Secondo le norme attualmente in vigore, i commercianti sono poi tenuti ad accettare pagamenti con almeno una carta di debito e una carta di credito, e non con tutti i circuiti disponibili. Un commerciante potrebbe così rispettare la norma accettando per i pagamenti con carta di credito soltanto il circuito Mastercard, e non Visa o American Express. Infine, la sanzione scatterà solo in seguito a una denuncia presentata dal cliente a cui è stata negata la transazione, un metodo che secondo alcuni rischia di mettere in dubbio l’effettiva applicabilità delle sanzioni. 
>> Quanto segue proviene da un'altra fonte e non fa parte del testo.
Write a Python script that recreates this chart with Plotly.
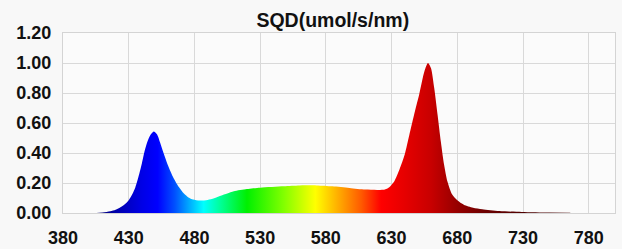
import plotly.graph_objects as go

# Spectrum data
wavelength = [403, 410, 416, 420, 424, 427, 430, 433, 435, 438, 440, 442, 444, 446.5, 449,
              451.5, 454, 456.5, 460, 464, 468, 472, 475.5, 479, 484, 490, 495, 500, 505,
              510, 520, 530, 548, 560, 573, 585, 598, 610, 620, 625, 628, 632, 636, 640, 643.5,
              647, 651, 655, 657.7, 660, 662.5, 665, 667.5, 670, 672.5, 676, 680, 685, 692,
              699, 712, 729, 750, 766]
sqd = [0.0, 0.004, 0.012, 0.022, 0.04, 0.058, 0.085, 0.13, 0.17, 0.26, 0.33, 0.41, 0.47, 0.52, 0.544,
       0.525, 0.467, 0.40, 0.315, 0.235, 0.175, 0.13, 0.104, 0.09, 0.083, 0.087, 0.098, 0.115, 0.13,
       0.145, 0.16, 0.169, 0.178, 0.183, 0.184, 0.178, 0.167, 0.156, 0.154, 0.157, 0.17, 0.21, 0.29, 0.39, 0.52,
       0.65, 0.79, 0.945, 1.0, 0.965, 0.83, 0.655, 0.475, 0.32, 0.21, 0.125, 0.085, 0.055, 0.035,
       0.025, 0.013, 0.007, 0.003, 0.002]

x_ticks = [380, 430, 480, 530, 580, 630, 680, 730, 780]
title_text = "SQD(umol/s/nm)"

# Colour stops for the wavelength gradient (nm, colour)
color_stops = [
    (380, "rgb(0,0,90)"), (403, "rgb(0,0,100)"), (420, "rgb(0,0,170)"), (440, "rgb(0,0,230)"),
    (452, "rgb(0,0,255)"), (465, "rgb(0,80,255)"), (476, "rgb(0,170,255)"), (487, "rgb(0,255,255)"),
    (500, "rgb(0,255,150)"), (520, "rgb(0,240,0)"), (548, "rgb(130,255,0)"), (572, "rgb(255,255,0)"),
    (590, "rgb(255,170,0)"), (607, "rgb(255,90,0)"), (622, "rgb(255,0,0)"), (640, "rgb(230,0,0)"),
    (660, "rgb(200,0,0)"), (680, "rgb(150,0,0)"), (700, "rgb(110,0,0)"), (730, "rgb(80,0,0)"),
    (780, "rgb(60,0,0)"),
]
x0, x1 = 380, 780
colorscale = [[(w - x0) / (x1 - x0), c] for w, c in color_stops]

PAPER = "#f8f8f8"

fig = go.Figure()
fig.add_trace(go.Scatter(
    x=wavelength, y=sqd, mode="lines", line=dict(width=0, shape="spline", smoothing=0.7),
    fill="tozeroy",
    fillgradient=dict(type="horizontal", start=x0, stop=x1, colorscale=colorscale),
    hoverinfo="skip", showlegend=False,
))

font = dict(family="Liberation Sans, Arial, sans-serif", size=18, color="#111111", weight="bold")

fig.update_layout(
    width=622, height=249,
    margin=dict(l=63, r=7, t=33, b=36),
    paper_bgcolor=PAPER, plot_bgcolor="#fbfbfb",
    font=font,
    title=dict(text=title_text, x=0.535, xanchor="center", y=1 - 20 / 249, yanchor="middle",
               font=dict(family="Liberation Sans, Arial, sans-serif", size=19.5, color="#111111", weight="bold")),
    xaxis=dict(range=[380, 800], tickvals=x_ticks, ticktext=[str(v) for v in x_ticks],
               automargin=False,
               showgrid=True, gridcolor="#d9d9d9", gridwidth=1, zeroline=False,
               showline=True, linecolor="#d4d4d4", linewidth=1, mirror=True,
               ticks="outside", ticklen=8, tickcolor="rgba(0,0,0,0)"),
    yaxis=dict(range=[0, 1.2], dtick=0.2, tick0=0, tickformat=".2f",
               automargin=False,
               showgrid=True, gridcolor="#d9d9d9", gridwidth=1, zeroline=False,
               showline=True, linecolor="#d4d4d4", linewidth=1, mirror=True,
               ticks="outside", ticklen=7, tickcolor="rgba(0,0,0,0)"),
)

fig.write_html(
    "out.html",
    config={"displayModeBar": False},
    post_script="document.body.style.margin='0';document.body.style.overflow='hidden';"
                "document.body.style.background='" + PAPER + "';",
)
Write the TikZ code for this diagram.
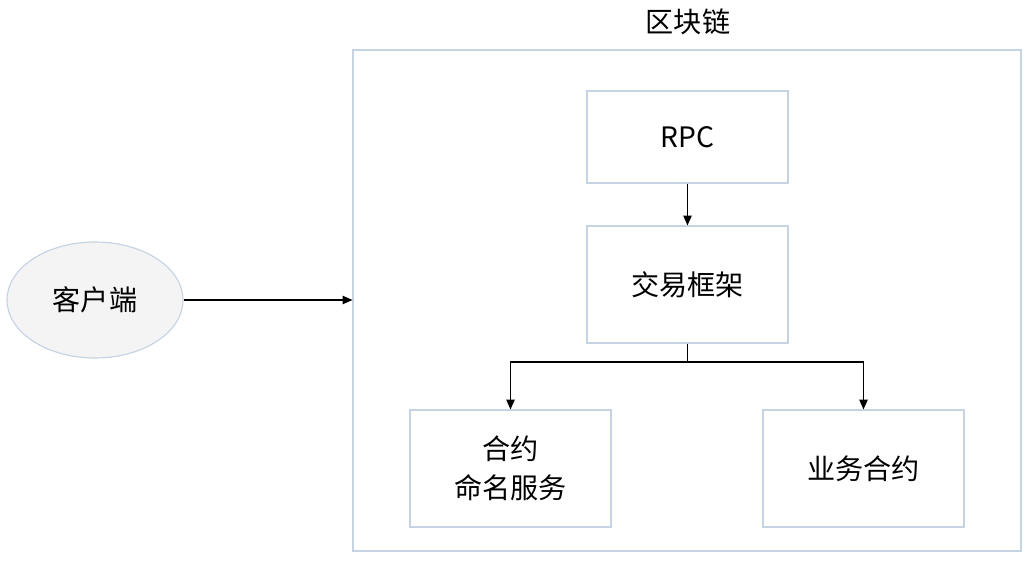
\documentclass[tikz,border=0pt]{standalone}
\usepackage{fontspec}
\setmainfont{Noto Sans CJK SC}
\usetikzlibrary{arrows.meta,positioning,shapes.geometric}
\definecolor{edgeblue}{HTML}{C5D3E2}
\definecolor{ellfill}{HTML}{F4F4F4}

\tikzset{
  box/.style={draw=edgeblue, thick, minimum width=201*0.025cm, minimum height=117*0.025cm, align=center, font=\fontsize{20}{28}\selectfont},
  arr/.style={-{Triangle[length=7pt,width=6pt]}, thick}
}

\begin{document}
\begin{tikzpicture}[x=0.025cm, y=-0.025cm]  % pixel units

            \useasboundingbox (0,0) rectangle (1030,563);

            % Container
            \node[draw=edgeblue, thick, minimum width=668*0.025cm, minimum height=501*0.025cm] (chain) at (687,300.5) {};
            \node[font=\fontsize{20}{24}\selectfont] (title) at (688,22) {区块链};

            % Client
            \node[ellipse, draw=edgeblue, thick, fill=ellfill, minimum width=176*0.025cm, minimum height=116*0.025cm, font=\fontsize{20}{24}\selectfont] (client) at (95,300) {客户端};

            % Boxes
            \node[box, minimum height=92*0.025cm] (rpc) at (687.5,137) {RPC};
            \node[box] (tx) at (687.5,284.5) {交易框架};
            \node[box] (naming) at (510.5,468.5) {合约\\命名服务};
            \node[box] (biz) at (863.5,468.5) {业务合约};

            % Arrows
            \draw[arr] (client.east) -- (chain.west |- client.east);
            \draw[arr] (rpc) -- (tx);
            \coordinate (split) at (687.5,362);
            \draw[arr] (tx.south) -- (split) -| (naming.north);
            \draw[arr] (split) -| (biz.north);

\end{tikzpicture}
\end{document}
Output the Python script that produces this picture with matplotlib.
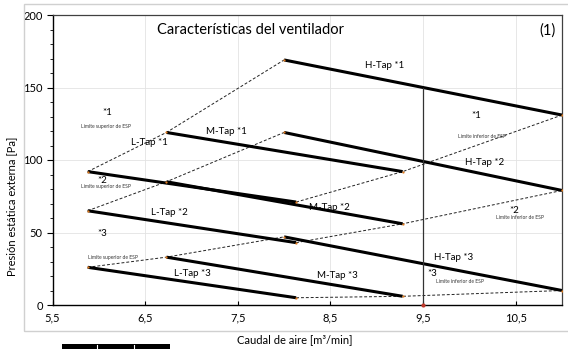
import numpy as np
import matplotlib
matplotlib.use("Agg")
import matplotlib.pyplot as plt
from matplotlib.patches import Rectangle
from matplotlib.lines import Line2D
from matplotlib.ticker import MultipleLocator, FixedLocator

plt.rcParams['font.family'] = ['Lato', 'DejaVu Sans']

# ---- data ----
x_L = [5.88, 8.13]
x_M = [6.73, 9.28]
x_H = [8.0, 11.0]
L_tap = {1: [92, 71], 2: [65, 43], 3: [26, 5]}
M_tap = {1: [119, 92], 2: [85, 56], 3: [33, 6]}
H_tap = {1: [169, 131], 2: [119, 79], 3: [47, 10]}
x_ticks = [5.5, 6.5, 7.5, 8.5, 9.5, 10.5]
x_ticklabels = ["5,5", "6,5", "7,5", "8,5", "9,5", "10,5"]
y_ticks = [0, 50, 100, 150, 200]
x_ref = 9.5

tap_labels = [
    ("H-Tap *1", 9.08, 165), ("M-Tap *1", 7.38, 120), ("L-Tap *1", 6.55, 112),
    ("H-Tap *2", 10.17, 98.5), ("M-Tap *2", 8.49, 67.5), ("L-Tap *2", 6.76, 63.5),
    ("H-Tap *3", 9.83, 33), ("M-Tap *3", 8.58, 20), ("L-Tap *3", 7.01, 22),
]
star_labels = [
    ("*1", 6.09, 133), ("*1", 10.08, 131), ("*2", 6.04, 86), ("*2", 10.48, 65.5),
    ("*3", 6.04, 49.5), ("*3", 9.6, 22),
]
limit_labels = [
    ("Límite superior de ESP", 6.08, 123), ("Límite inferior de ESP", 10.14, 116),
    ("Límite superior de ESP", 6.08, 81.5), ("Límite inferior de ESP", 10.55, 60.5),
    ("Límite superior de ESP", 6.15, 32.5), ("Límite inferior de ESP", 9.9, 16.5),
]

W, H = 568, 349
fig = plt.figure(figsize=(W / 100, H / 100), dpi=100)

# outer chart frame
fig.add_artist(Rectangle((24 / W, 1 - 331 / H), 1.0, 327 / H, transform=fig.transFigure,
                         fill=False, edgecolor='#d0d0d0', lw=1.0))

ax = fig.add_axes([52.5 / W, 1 - 305 / H, (562 - 52.5) / W, (305 - 15) / H])
ax.set_xlim(5.5, 11.0)
ax.set_ylim(0, 200)

ax.xaxis.set_major_locator(FixedLocator(x_ticks))
ax.set_xticklabels(x_ticklabels)
ax.yaxis.set_major_locator(FixedLocator(y_ticks))
ax.yaxis.set_minor_locator(MultipleLocator(10))
ax.tick_params(axis='both', labelsize=8, colors='black', pad=3)
ax.tick_params(axis='x', pad=5)
ax.tick_params(axis='y', which='major', length=4, direction='out')
ax.tick_params(axis='y', which='minor', length=2, direction='out')
ax.tick_params(axis='x', which='major', length=3, direction='in')
ax.grid(True, which='major', color='#e3e3e3', lw=0.6)
ax.set_axisbelow(True)

for s in ['left', 'bottom']:
    ax.spines[s].set_color('black')
    ax.spines[s].set_linewidth(1.0)
for s in ['top', 'right']:
    ax.spines[s].set_color('#404040')
    ax.spines[s].set_linewidth(0.9)

# dashed ESP limit lines
xs_up = [x_L[0], x_M[0], x_H[0]]
xs_lo = [x_L[1], x_M[1], x_H[1]]
for i in (1, 2, 3):
    ax.plot(xs_up, [L_tap[i][0], M_tap[i][0], H_tap[i][0]], color='#222222', lw=0.7,
            ls=(0, (3, 2)), zorder=3)
    ax.plot(xs_lo, [L_tap[i][1], M_tap[i][1], H_tap[i][1]], color='#222222', lw=0.7,
            ls=(0, (3, 2)), zorder=3)

# tap curves
for xs, d in ((x_L, L_tap), (x_M, M_tap), (x_H, H_tap)):
    for i in (1, 2, 3):
        ax.plot(xs, d[i], color='black', lw=2.2, solid_capstyle='butt', zorder=4)
        ax.plot(xs, d[i], ls='none', marker='o', ms=1.6, color='#e07b20', mec='none', zorder=5)

# reference vertical line
y_top = np.interp(x_ref, x_H, H_tap[1])
ax.plot([x_ref, x_ref], [0, y_top], color='#333333', lw=0.9, zorder=4)
ax.plot([x_ref], [0], marker='o', ms=3, color='#c0392b', mec='none', zorder=6, clip_on=False)

# texts
ax.text(6.625, 189.5, "Características del ventilador", fontsize=10.5, ha='left', va='center')
ax.text(10.93, 189.5, "(1)", fontsize=10.5, ha='right', va='center')
for t, x, y in tap_labels:
    ax.text(x, y, t, fontsize=7, ha='center', va='center')
for t, x, y in star_labels:
    ax.text(x, y, t, fontsize=7, ha='center', va='center')
for t, x, y in limit_labels:
    ax.text(x, y, t, fontsize=3.6, ha='center', va='center', color='#333333')

fig.text(295 / W, 1 - 340 / H, "Caudal de aire [m³/min]", fontsize=8, ha='center', va='center')
fig.text(12 / W, 1 - 206 / H, "Presión estática externa [Pa]", fontsize=8, ha='center',
         va='center', rotation=90)

# partially visible table at bottom
fig.add_artist(Rectangle((62 / W, 0), (170 - 62) / W, 5 / H, transform=fig.transFigure,
                         facecolor='black', edgecolor='none'))
for xv in (97, 134):
    fig.add_artist(Line2D([xv / W, xv / W], [0, 4 / H], transform=fig.transFigure,
                          color='white', lw=0.8))

fig.savefig("out.png", dpi=100)
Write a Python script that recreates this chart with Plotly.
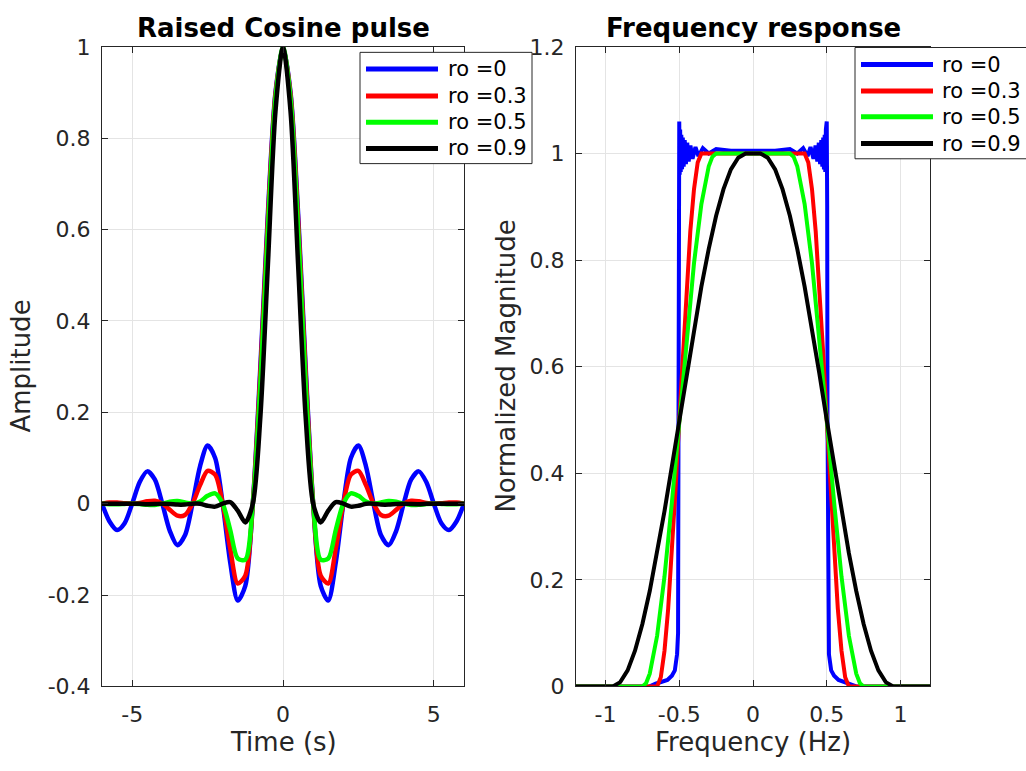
import plotly.graph_objects as go

# ---------------- data: raised cosine pulse (time domain) ----------------
time_s = [-6.0, -5.75, -5.5, -5.25, -5.0, -4.75, -4.5, -4.25, -4.0, -3.75, -3.5, -3.25,
          -3.0, -2.75, -2.5, -2.25, -2.0, -1.75, -1.5, -1.25, -1.0, -0.75, -0.5, -0.25,
          0.0, 0.25, 0.5, 0.75, 1.0, 1.25, 1.5, 1.75, 2.0, 2.25, 2.5, 2.75, 3.0, 3.25,
          3.5, 3.75, 4.0, 4.25, 4.5, 4.75, 5.0, 5.25, 5.5, 5.75, 6.0]

pulse_ro0 = [0, -0.0391, -0.0579, -0.0429, 0, 0.0474, 0.0707, 0.0530, 0, -0.0600, -0.0909, -0.0693,
             0, 0.0818, 0.1273, 0.1000, 0, -0.1286, -0.2122, -0.1801, 0, 0.3001, 0.6366, 0.9003,
             1.0, 0.9003, 0.6366, 0.3001, 0, -0.1801, -0.2122, -0.1286, 0, 0.1000, 0.1273, 0.0818,
             0, -0.0693, -0.0909, -0.0600, 0, 0.0530, 0.0707, 0.0474, 0, -0.0429, -0.0579, -0.0391, 0]

pulse_ro03 = [0, 0.0023, 0.0027, 0.0011, 0, 0.0016, 0.0051, 0.0063, 0, -0.0136, -0.0263, -0.0247,
              0, 0.0405, 0.0720, 0.0635, 0, -0.0985, -0.1747, -0.1575, 0, 0.2861, 0.6233, 0.8956,
              1.0, 0.8956, 0.6233, 0.2861, 0, -0.1575, -0.1747, -0.0985, 0, 0.0635, 0.0720, 0.0405,
              0, -0.0247, -0.0263, -0.0136, 0, 0.0063, 0.0051, 0.0016, 0, 0.0011, 0.0027, 0.0023, 0]

pulse_ro05 = [0, -0.0011, -0.0014, -0.0006, 0, -0.0008, -0.0026, -0.0029, 0, 0.0042, 0.0057, 0.0028,
              0, 0.0048, 0.0171, 0.0227, 0, -0.0576, -0.1200, -0.1225, 0, 0.2625, 0.6002, 0.8872,
              1.0, 0.8872, 0.6002, 0.2625, 0, -0.1225, -0.1200, -0.0576, 0, 0.0227, 0.0171, 0.0048,
              0, 0.0028, 0.0057, 0.0042, 0, -0.0029, -0.0026, -0.0008, 0, -0.0006, -0.0014, -0.0011, 0]

pulse_ro09 = [0, 0, 0, 0, 0, -0.0004, -0.0011, -0.0008, 0, -0.0005, -0.0021, -0.0020,
              0, -0.0003, -0.0047, -0.0065, 0, 0.0034, -0.0153, -0.0410, 0, 0.1906, 0.5241, 0.8584,
              1.0, 0.8584, 0.5241, 0.1906, 0, -0.0410, -0.0153, 0.0034, 0, -0.0065, -0.0047, -0.0003,
              0, -0.0020, -0.0021, -0.0005, 0, -0.0008, -0.0011, -0.0004, 0, 0, 0, 0, 0]

# ---------------- data: frequency response ----------------
freq_ro0 = [-1.2, -0.7, -0.66, -0.62, -0.58, -0.55, -0.53, -0.515, -0.508, -0.505, -0.503, -0.5,
            -0.497, -0.494, -0.49, -0.486, -0.481, -0.476, -0.47, -0.463, -0.455, -0.446, -0.436,
            -0.424, -0.41, -0.39, -0.37, -0.34, -0.3, -0.25, -0.15, 0.0,
            0.15, 0.25, 0.3, 0.34, 0.37, 0.39, 0.41, 0.424, 0.436, 0.446, 0.455, 0.463, 0.47,
            0.476, 0.481, 0.486, 0.49, 0.494, 0.497, 0.5, 0.503, 0.505, 0.508, 0.515, 0.53, 0.55,
            0.58, 0.62, 0.66, 0.7, 1.2]
mag_ro0 = [0, 0, 0.005, 0.008, 0.012, 0.02, 0.03, 0.06, 0.1, 0.5, 0.9, 1.06,
           0.96, 1.045, 0.965, 1.035, 0.97, 1.03, 0.975, 1.025, 0.98, 1.02, 0.985,
           1.015, 0.99, 1.012, 0.995, 1.01, 1.0, 1.008, 1.005, 1.005,
           1.005, 1.008, 1.0, 1.01, 0.995, 1.012, 0.99, 1.015, 0.985, 1.02, 0.98, 1.025, 0.975,
           1.03, 0.97, 1.035, 0.965, 1.045, 0.96, 1.06, 0.9, 0.5, 0.1, 0.06, 0.03, 0.02,
           0.012, 0.008, 0.005, 0, 0]

freq_ro03 = [-1.2, -0.65, -0.625, -0.6, -0.575, -0.55, -0.525, -0.5, -0.475, -0.45, -0.425, -0.4,
             -0.375, -0.35, 0.35, 0.375, 0.4, 0.425, 0.45, 0.475, 0.5, 0.525, 0.55, 0.575, 0.6,
             0.625, 0.65, 1.2]
mag_ro03 = [0, 0, 0.017, 0.067, 0.146, 0.25, 0.371, 0.5, 0.629, 0.75, 0.854, 0.933,
            0.983, 1.0, 1.0, 0.983, 0.933, 0.854, 0.75, 0.629, 0.5, 0.371, 0.25, 0.146, 0.067,
            0.017, 0, 0]

freq_ro05 = [-1.2, -0.75, -0.725, -0.7, -0.65, -0.6, -0.55, -0.5, -0.45, -0.4, -0.35, -0.3,
             -0.275, -0.25, 0.25, 0.275, 0.3, 0.35, 0.4, 0.45, 0.5, 0.55, 0.6, 0.65, 0.7, 0.725,
             0.75, 1.2]
mag_ro05 = [0, 0, 0.006, 0.024, 0.095, 0.206, 0.345, 0.5, 0.655, 0.794, 0.905, 0.976,
            0.994, 1.0, 1.0, 0.994, 0.976, 0.905, 0.794, 0.655, 0.5, 0.345, 0.206, 0.095, 0.024,
            0.006, 0, 0]

freq_ro09 = [-1.2, -0.95, -0.9, -0.85, -0.8, -0.75, -0.7, -0.65, -0.6, -0.55, -0.5, -0.45,
             -0.4, -0.35, -0.3, -0.25, -0.2, -0.15, -0.1, -0.05, 0.05, 0.1, 0.15, 0.2, 0.25,
             0.3, 0.35, 0.4, 0.45, 0.5, 0.55, 0.6, 0.65, 0.7, 0.75, 0.8, 0.85, 0.9, 0.95, 1.2]
mag_ro09 = [0, 0, 0.008, 0.030, 0.067, 0.117, 0.179, 0.25, 0.329, 0.413, 0.5, 0.587,
            0.671, 0.75, 0.821, 0.883, 0.933, 0.970, 0.992, 1.0, 1.0, 0.992, 0.970, 0.933, 0.883,
            0.821, 0.75, 0.671, 0.587, 0.5, 0.413, 0.329, 0.25, 0.179, 0.117, 0.067, 0.030,
            0.008, 0, 0]

series_names = ["ro =0", "ro =0.3", "ro =0.5", "ro =0.9"]
series_colors = ["#0000ff", "#ff0000", "#00ff00", "#000000"]

left_x_ticks = [-5, 0, 5]
left_x_text = ["-5", "0", "5"]
left_y_ticks = [-0.4, -0.2, 0, 0.2, 0.4, 0.6, 0.8, 1]
left_y_text = ["-0.4", "-0.2", "0", "0.2", "0.4", "0.6", "0.8", "1"]
right_x_ticks = [-1, -0.5, 0, 0.5, 1]
right_x_text = ["-1", "-0.5", "0", "0.5", "1"]
right_y_ticks = [0, 0.2, 0.4, 0.6, 0.8, 1, 1.2]
right_y_text = ["0", "0.2", "0.4", "0.6", "0.8", "1", "1.2"]

# ---------------- figure ----------------
W, H = 1026, 771
FONT = "DejaVu Sans"
AX = "#262626"

def px(x):
    return x / W

def py(y):
    return 1 - y / H

fig = go.Figure()

pulses = [pulse_ro0, pulse_ro03, pulse_ro05, pulse_ro09]
for name, col, ys in zip(series_names, series_colors, pulses):
    fig.add_trace(go.Scatter(x=time_s, y=ys, mode="lines", name=name,
                             line=dict(color=col, width=4.5, shape="spline", smoothing=0.8),
                             xaxis="x", yaxis="y", showlegend=False))

freqs = [(freq_ro0, mag_ro0), (freq_ro03, mag_ro03), (freq_ro05, mag_ro05), (freq_ro09, mag_ro09)]
for name, col, (fx, fy) in zip(series_names, series_colors, freqs):
    fig.add_trace(go.Scatter(x=fx, y=fy, mode="lines", name=name,
                             line=dict(color=col, width=4),
                             xaxis="x2", yaxis="y2", showlegend=False))

axis_common = dict(showline=True, linecolor=AX, linewidth=1, mirror="ticks",
                   ticks="inside", ticklen=6, tickcolor=AX, tickwidth=1,
                   showgrid=True, gridcolor="#e4e4e4", gridwidth=1, zeroline=False,
                   tickfont=dict(family=FONT, size=22, color=AX), tickmode="array")

y_dom = [py(697), py(36)]
fig.update_layout(
    width=W, height=H, margin=dict(l=0, r=0, t=0, b=0),
    paper_bgcolor="white", plot_bgcolor="white",
    font=dict(family=FONT, color=AX),
    xaxis=dict(domain=[px(102), px(464)], range=[-6, 6], tickvals=left_x_ticks,
               ticktext=left_x_text, anchor="y", ticklabelstandoff=8, **axis_common),
    yaxis=dict(domain=y_dom, range=[-0.4, 1], tickvals=left_y_ticks,
               ticktext=left_y_text, anchor="x", ticklabelstandoff=6, **axis_common),
    xaxis2=dict(domain=[px(576), px(930)], range=[-1.2, 1.2], tickvals=right_x_ticks,
                ticktext=right_x_text, anchor="y2", ticklabelstandoff=8, **axis_common),
    yaxis2=dict(domain=y_dom, range=[0, 1.2], tickvals=right_y_ticks,
                ticktext=right_y_text, anchor="x2", ticklabelstandoff=6, **axis_common),
)

annotations = []
# subplot titles
for text, cx in [("<b>Raised Cosine pulse</b>", 283), ("<b>Frequency response</b>", 753)]:
    annotations.append(dict(text=text, x=px(cx), y=py(17), xref="paper", yref="paper",
                            xanchor="center", yanchor="middle", showarrow=False,
                            font=dict(family=FONT, size=26, color="black")))
# axis titles
for text, cx in [("Time (s)", 283), ("Frequency (Hz)", 753)]:
    annotations.append(dict(text=text, x=px(cx), y=py(754), xref="paper", yref="paper",
                            xanchor="center", yanchor="middle", showarrow=False,
                            font=dict(family=FONT, size=26, color=AX)))
for text, cx in [("Amplitude", 21), ("Normalized Magnitude", 506)]:
    annotations.append(dict(text=text, x=px(cx), y=py(366.5), xref="paper", yref="paper",
                            xanchor="center", yanchor="middle", showarrow=False, textangle=-90,
                            font=dict(family=FONT, size=26, color=AX)))

# legends (drawn with shapes + text so the line samples are long like the original)
shapes = []
legends = [
    dict(box=(360, 41.7, 532, 156.7), line_x=(366, 438), text_x=446, rows=[59, 86.7, 114, 141]),
    dict(box=(855, 36.7, 1030, 151.7), line_x=(861, 933), text_x=940, rows=[54.3, 81.7, 108.3, 136]),
]
for lg in legends:
    x0, y0, x1, y1 = lg["box"]
    shapes.append(dict(type="rect", xref="paper", yref="paper", x0=px(x0), x1=px(x1),
                       y0=py(y1), y1=py(y0), fillcolor="white",
                       line=dict(color=AX, width=1), layer="above"))
    for name, col, ry in zip(series_names, series_colors, lg["rows"]):
        shapes.append(dict(type="line", xref="paper", yref="paper",
                           x0=px(lg["line_x"][0]), x1=px(lg["line_x"][1]),
                           y0=py(ry), y1=py(ry), line=dict(color=col, width=5), layer="above"))
        annotations.append(dict(text=name, x=px(lg["text_x"]), y=py(ry), xref="paper",
                                yref="paper", xanchor="left", yanchor="middle", showarrow=False,
                                font=dict(family=FONT, size=21, color="black")))

fig.update_layout(annotations=annotations, shapes=shapes)
fig.write_html("out.html")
Ricapitolando: da un lato, è vero che i commercianti sono tenuti generalmente a pagare commissioni su ogni transazione effettuata con pagamenti elettronici, anche se in alcuni casi negli ultimi anni questi costi si sono ridotti. Dall’altro, anche l’uso del contante ha i suoi costi e i pagamenti elettronici hanno alcuni benefici, legati alla sicurezza e al potenziale allargamento della clientela dei commercianti. «Per gli esercenti in generale e soprattutto per alcune categorie merceologiche, l’uso massivo delle carte per i pagamenti di basso importo o degli altri strumenti elettronici – spiega il già citato studio della Banca d’Italia – potrebbe rendere più conveniente l’attività di impresa e ridurre i rischi derivanti dalla gestione del contante».